Si tratta solo servire un pasto caldo, o c’è di più?
«(Sorride) Ovviamente c’entra la fede in tutto questo. In tante persone questo aspetto spirituale c’è già, ma mi piace pensare che in altre persone questo servizio sia anche un modo per avvicinarsi alla fede. Mi è difficile dare una risposta per gli altri, mi viene più facile dire quello che sento io».

Per te allora cosa c’entra la fede?
«Posso dire che senza fede tutto questo non lo riuscirei a fare. Il perseverare su certe situazioni, su certe realtà, il modo di approcciare l’altro… se non ci fosse una dimensione di fede, mi fermerei. Tenere sempre la porta aperta, soprattutto quando si ha a che fare con persone “difficili”, diventa complicato senza una fede a cui aggrapparsi».

Quanto fa bene a una comunità un’esperienza di questo genere?
«Fa molto bene, perché ti avvicina a una realtà da cui si cerca di rimanere fuori, o più semplicemente non si vuole vedere. E anche a livello di fede, di conseguenza, fa aprire gli occhi, perché solo andare a Messa non basta. Manca un pezzo. La celebrazione domenicale e l’Eucarestia non possono finire a mezzogiorno quando esci dalla chiesa. Lo stile cristiano serve anche durante la settimana, con la famiglia, i colleghi, e anche verso chi ci sembra più lontano, o che a volte tendiamo a tenere lontano perché reputiamo “diverso”, per la sua vita o per le sue scelte.

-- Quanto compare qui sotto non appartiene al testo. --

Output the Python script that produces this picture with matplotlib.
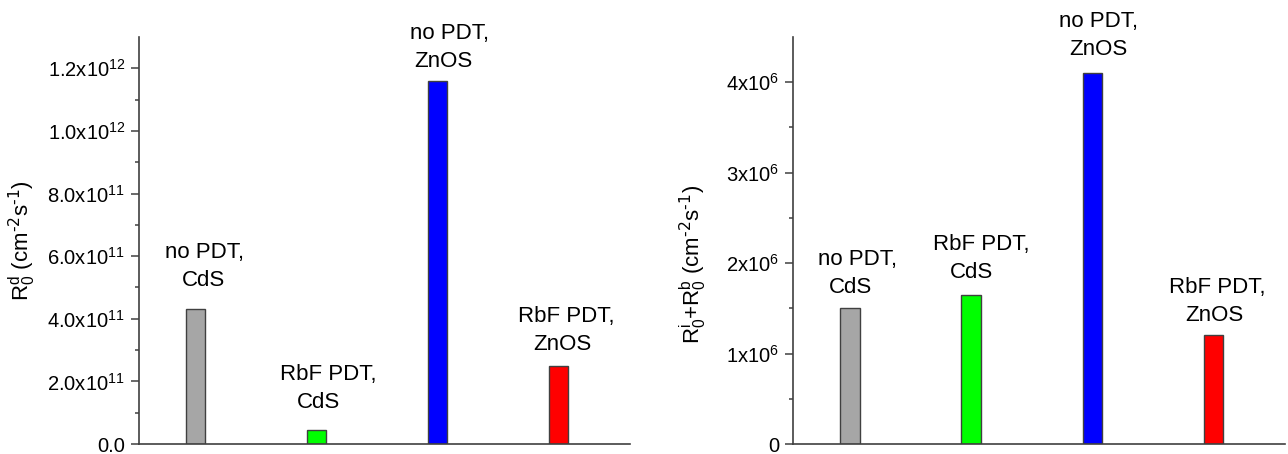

Secondo me proprio questo tipo di esperienza va a completare la nostra vita cristiana».

Che cos’è per te la carità?
«La carità è una forma di amore verso gli altri e il prossimo. In modo concreto è stare accanto alle persone, accompagnarle, avere con loro delle relazioni. Chi viene in Caritas chiede prima un aiuto materiale, che in quel momento è una necessità primaria. Io dico però che conta più l’aspetto dell’accompagnare, anche dal punto di vista umano, e dell’educare. Molte volte la soluzione e i percorsi che proponiamo a queste persone a noi sembrano più giusti, e magari per loro non lo sono. Ecco, la carità non è stare davanti per “fare” strada e indicare la giusta via, ma è mettersi a fianco e fare un cammino insieme».